What is needed — The material below should be written out in full and exactly; pictures stay out of the copy.

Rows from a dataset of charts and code

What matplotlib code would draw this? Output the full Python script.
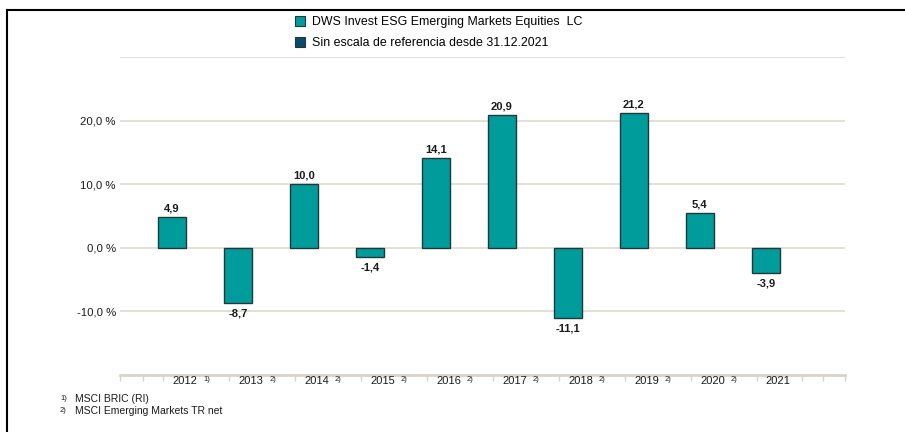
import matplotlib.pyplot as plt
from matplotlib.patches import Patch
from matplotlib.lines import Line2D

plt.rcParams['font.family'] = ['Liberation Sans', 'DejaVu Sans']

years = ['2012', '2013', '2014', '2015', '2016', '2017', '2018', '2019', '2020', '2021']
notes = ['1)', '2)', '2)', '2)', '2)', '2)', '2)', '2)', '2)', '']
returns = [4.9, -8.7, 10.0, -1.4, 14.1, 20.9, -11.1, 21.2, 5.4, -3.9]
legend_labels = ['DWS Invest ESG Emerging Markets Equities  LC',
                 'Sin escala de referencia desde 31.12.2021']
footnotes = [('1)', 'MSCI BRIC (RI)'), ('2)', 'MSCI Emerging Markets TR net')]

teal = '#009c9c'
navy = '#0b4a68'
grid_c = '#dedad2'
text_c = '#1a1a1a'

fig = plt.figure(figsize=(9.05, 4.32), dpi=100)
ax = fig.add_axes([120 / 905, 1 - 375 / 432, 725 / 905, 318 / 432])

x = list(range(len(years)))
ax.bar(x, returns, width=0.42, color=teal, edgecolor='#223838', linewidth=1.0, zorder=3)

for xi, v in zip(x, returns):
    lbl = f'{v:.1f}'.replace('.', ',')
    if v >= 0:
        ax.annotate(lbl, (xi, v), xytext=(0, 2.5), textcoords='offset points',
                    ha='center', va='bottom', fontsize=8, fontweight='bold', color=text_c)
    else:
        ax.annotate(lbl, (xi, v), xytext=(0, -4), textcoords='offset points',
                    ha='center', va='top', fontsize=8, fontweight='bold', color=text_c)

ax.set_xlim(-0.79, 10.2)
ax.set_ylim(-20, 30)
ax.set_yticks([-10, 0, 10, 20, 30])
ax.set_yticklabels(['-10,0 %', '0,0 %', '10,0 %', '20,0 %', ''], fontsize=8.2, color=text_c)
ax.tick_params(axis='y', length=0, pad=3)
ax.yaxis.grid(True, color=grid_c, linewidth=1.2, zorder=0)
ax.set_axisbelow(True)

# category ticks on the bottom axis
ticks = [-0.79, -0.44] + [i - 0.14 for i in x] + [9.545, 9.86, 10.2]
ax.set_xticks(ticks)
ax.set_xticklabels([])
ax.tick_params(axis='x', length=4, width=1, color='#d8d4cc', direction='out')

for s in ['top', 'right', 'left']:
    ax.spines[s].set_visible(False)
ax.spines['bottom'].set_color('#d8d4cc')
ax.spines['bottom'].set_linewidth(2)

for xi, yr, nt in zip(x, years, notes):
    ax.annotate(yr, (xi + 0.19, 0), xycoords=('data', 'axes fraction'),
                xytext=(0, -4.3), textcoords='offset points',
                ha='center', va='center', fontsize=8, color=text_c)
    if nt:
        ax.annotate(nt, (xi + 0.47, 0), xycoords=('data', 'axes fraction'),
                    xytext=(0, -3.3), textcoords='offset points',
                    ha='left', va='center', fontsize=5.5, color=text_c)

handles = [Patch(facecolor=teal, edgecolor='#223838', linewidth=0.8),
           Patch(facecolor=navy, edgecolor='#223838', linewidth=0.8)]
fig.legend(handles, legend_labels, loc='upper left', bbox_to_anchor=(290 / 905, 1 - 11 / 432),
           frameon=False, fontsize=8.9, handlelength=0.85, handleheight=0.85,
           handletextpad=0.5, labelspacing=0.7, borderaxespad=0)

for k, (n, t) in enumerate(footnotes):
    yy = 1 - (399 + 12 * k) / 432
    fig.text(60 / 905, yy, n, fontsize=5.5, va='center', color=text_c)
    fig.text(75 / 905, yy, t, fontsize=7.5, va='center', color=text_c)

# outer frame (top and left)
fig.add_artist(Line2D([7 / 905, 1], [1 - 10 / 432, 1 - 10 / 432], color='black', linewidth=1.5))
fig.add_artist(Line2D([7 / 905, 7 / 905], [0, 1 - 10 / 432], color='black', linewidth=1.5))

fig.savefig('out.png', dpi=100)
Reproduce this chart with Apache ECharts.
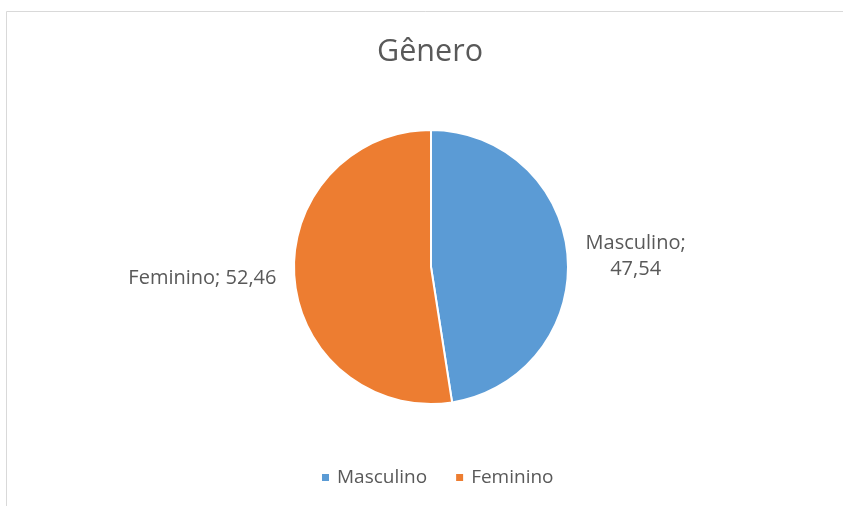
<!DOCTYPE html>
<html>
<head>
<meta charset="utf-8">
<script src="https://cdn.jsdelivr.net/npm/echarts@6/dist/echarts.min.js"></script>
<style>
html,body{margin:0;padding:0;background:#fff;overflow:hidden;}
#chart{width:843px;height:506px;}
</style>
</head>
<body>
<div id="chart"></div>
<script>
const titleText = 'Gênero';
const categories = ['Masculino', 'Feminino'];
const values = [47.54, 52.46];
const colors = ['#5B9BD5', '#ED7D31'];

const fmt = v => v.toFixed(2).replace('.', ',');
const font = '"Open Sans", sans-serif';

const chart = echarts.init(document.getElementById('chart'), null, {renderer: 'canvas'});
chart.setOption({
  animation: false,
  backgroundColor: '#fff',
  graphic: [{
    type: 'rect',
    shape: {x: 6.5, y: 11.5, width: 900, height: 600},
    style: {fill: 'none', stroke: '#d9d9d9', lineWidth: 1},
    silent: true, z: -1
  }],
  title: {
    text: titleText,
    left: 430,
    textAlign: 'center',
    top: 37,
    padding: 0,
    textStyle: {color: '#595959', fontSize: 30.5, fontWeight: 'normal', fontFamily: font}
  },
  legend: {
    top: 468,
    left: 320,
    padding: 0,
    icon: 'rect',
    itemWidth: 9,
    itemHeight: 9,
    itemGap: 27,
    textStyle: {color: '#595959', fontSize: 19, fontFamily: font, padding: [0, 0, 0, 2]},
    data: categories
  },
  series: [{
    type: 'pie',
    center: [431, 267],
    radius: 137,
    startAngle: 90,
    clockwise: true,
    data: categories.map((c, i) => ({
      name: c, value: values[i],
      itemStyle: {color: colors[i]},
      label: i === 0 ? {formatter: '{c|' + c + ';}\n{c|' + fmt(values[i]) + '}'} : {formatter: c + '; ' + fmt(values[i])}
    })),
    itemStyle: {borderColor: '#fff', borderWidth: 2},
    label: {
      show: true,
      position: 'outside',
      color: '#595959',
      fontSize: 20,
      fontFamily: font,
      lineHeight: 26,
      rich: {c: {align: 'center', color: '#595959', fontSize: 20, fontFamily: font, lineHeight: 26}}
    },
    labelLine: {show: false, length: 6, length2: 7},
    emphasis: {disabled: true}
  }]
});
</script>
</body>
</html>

Solution to this exercise —
What matplotlib code would draw this? Output the full Python script.
import matplotlib.pyplot as plt
from matplotlib.patches import Patch
from matplotlib.lines import Line2D

plt.rcParams['font.family'] = ['Liberation Sans', 'DejaVu Sans']

years = ['2012', '2013', '2014', '2015', '2016', '2017', '2018', '2019', '2020', '2021']
notes = ['1)', '2)', '2)', '2)', '2)', '2)', '2)', '2)', '2)', '']
returns = [4.9, -8.7, 10.0, -1.4, 14.1, 20.9, -11.1, 21.2, 5.4, -3.9]
legend_labels = ['DWS Invest ESG Emerging Markets Equities  LC',
                 'Sin escala de referencia desde 31.12.2021']
footnotes = [('1)', 'MSCI BRIC (RI)'), ('2)', 'MSCI Emerging Markets TR net')]

teal = '#009c9c'
navy = '#0b4a68'
grid_c = '#dedad2'
text_c = '#1a1a1a'

fig = plt.figure(figsize=(9.05, 4.32), dpi=100)
ax = fig.add_axes([120 / 905, 1 - 375 / 432, 725 / 905, 318 / 432])

x = list(range(len(years)))
ax.bar(x, returns, width=0.42, color=teal, edgecolor='#223838', linewidth=1.0, zorder=3)

for xi, v in zip(x, returns):
    lbl = f'{v:.1f}'.replace('.', ',')
    if v >= 0:
        ax.annotate(lbl, (xi, v), xytext=(0, 2.5), textcoords='offset points',
                    ha='center', va='bottom', fontsize=8, fontweight='bold', color=text_c)
    else:
        ax.annotate(lbl, (xi, v), xytext=(0, -4), textcoords='offset points',
                    ha='center', va='top', fontsize=8, fontweight='bold', color=text_c)

ax.set_xlim(-0.79, 10.2)
ax.set_ylim(-20, 30)
ax.set_yticks([-10, 0, 10, 20, 30])
ax.set_yticklabels(['-10,0 %', '0,0 %', '10,0 %', '20,0 %', ''], fontsize=8.2, color=text_c)
ax.tick_params(axis='y', length=0, pad=3)
ax.yaxis.grid(True, color=grid_c, linewidth=1.2, zorder=0)
ax.set_axisbelow(True)

# category ticks on the bottom axis
ticks = [-0.79, -0.44] + [i - 0.14 for i in x] + [9.545, 9.86, 10.2]
ax.set_xticks(ticks)
ax.set_xticklabels([])
ax.tick_params(axis='x', length=4, width=1, color='#d8d4cc', direction='out')

for s in ['top', 'right', 'left']:
    ax.spines[s].set_visible(False)
ax.spines['bottom'].set_color('#d8d4cc')
ax.spines['bottom'].set_linewidth(2)

for xi, yr, nt in zip(x, years, notes):
    ax.annotate(yr, (xi + 0.19, 0), xycoords=('data', 'axes fraction'),
                xytext=(0, -4.3), textcoords='offset points',
                ha='center', va='center', fontsize=8, color=text_c)
    if nt:
        ax.annotate(nt, (xi + 0.47, 0), xycoords=('data', 'axes fraction'),
                    xytext=(0, -3.3), textcoords='offset points',
                    ha='left', va='center', fontsize=5.5, color=text_c)

handles = [Patch(facecolor=teal, edgecolor='#223838', linewidth=0.8),
           Patch(facecolor=navy, edgecolor='#223838', linewidth=0.8)]
fig.legend(handles, legend_labels, loc='upper left', bbox_to_anchor=(290 / 905, 1 - 11 / 432),
           frameon=False, fontsize=8.9, handlelength=0.85, handleheight=0.85,
           handletextpad=0.5, labelspacing=0.7, borderaxespad=0)

for k, (n, t) in enumerate(footnotes):
    yy = 1 - (399 + 12 * k) / 432
    fig.text(60 / 905, yy, n, fontsize=5.5, va='center', color=text_c)
    fig.text(75 / 905, yy, t, fontsize=7.5, va='center', color=text_c)

# outer frame (top and left)
fig.add_artist(Line2D([7 / 905, 1], [1 - 10 / 432, 1 - 10 / 432], color='black', linewidth=1.5))
fig.add_artist(Line2D([7 / 905, 7 / 905], [0, 1 - 10 / 432], color='black', linewidth=1.5))

fig.savefig('out.png', dpi=100)
Reproduce this chart with Apache ECharts.
<!DOCTYPE html>
<html>
<head>
<meta charset="utf-8">
<script src="https://cdn.jsdelivr.net/npm/echarts@6/dist/echarts.min.js"></script>
<style>
html,body{margin:0;padding:0;background:#fff;overflow:hidden;}
#chart{width:843px;height:506px;}
</style>
</head>
<body>
<div id="chart"></div>
<script>
const titleText = 'Gênero';
const categories = ['Masculino', 'Feminino'];
const values = [47.54, 52.46];
const colors = ['#5B9BD5', '#ED7D31'];

const fmt = v => v.toFixed(2).replace('.', ',');
const font = '"Open Sans", sans-serif';

const chart = echarts.init(document.getElementById('chart'), null, {renderer: 'canvas'});
chart.setOption({
  animation: false,
  backgroundColor: '#fff',
  graphic: [{
    type: 'rect',
    shape: {x: 6.5, y: 11.5, width: 900, height: 600},
    style: {fill: 'none', stroke: '#d9d9d9', lineWidth: 1},
    silent: true, z: -1
  }],
  title: {
    text: titleText,
    left: 430,
    textAlign: 'center',
    top: 37,
    padding: 0,
    textStyle: {color: '#595959', fontSize: 30.5, fontWeight: 'normal', fontFamily: font}
  },
  legend: {
    top: 468,
    left: 320,
    padding: 0,
    icon: 'rect',
    itemWidth: 9,
    itemHeight: 9,
    itemGap: 27,
    textStyle: {color: '#595959', fontSize: 19, fontFamily: font, padding: [0, 0, 0, 2]},
    data: categories
  },
  series: [{
    type: 'pie',
    center: [431, 267],
    radius: 137,
    startAngle: 90,
    clockwise: true,
    data: categories.map((c, i) => ({
      name: c, value: values[i],
      itemStyle: {color: colors[i]},
      label: i === 0 ? {formatter: '{c|' + c + ';}\n{c|' + fmt(values[i]) + '}'} : {formatter: c + '; ' + fmt(values[i])}
    })),
    itemStyle: {borderColor: '#fff', borderWidth: 2},
    label: {
      show: true,
      position: 'outside',
      color: '#595959',
      fontSize: 20,
      fontFamily: font,
      lineHeight: 26,
      rich: {c: {align: 'center', color: '#595959', fontSize: 20, fontFamily: font, lineHeight: 26}}
    },
    labelLine: {show: false, length: 6, length2: 7},
    emphasis: {disabled: true}
  }]
});
</script>
</body>
</html>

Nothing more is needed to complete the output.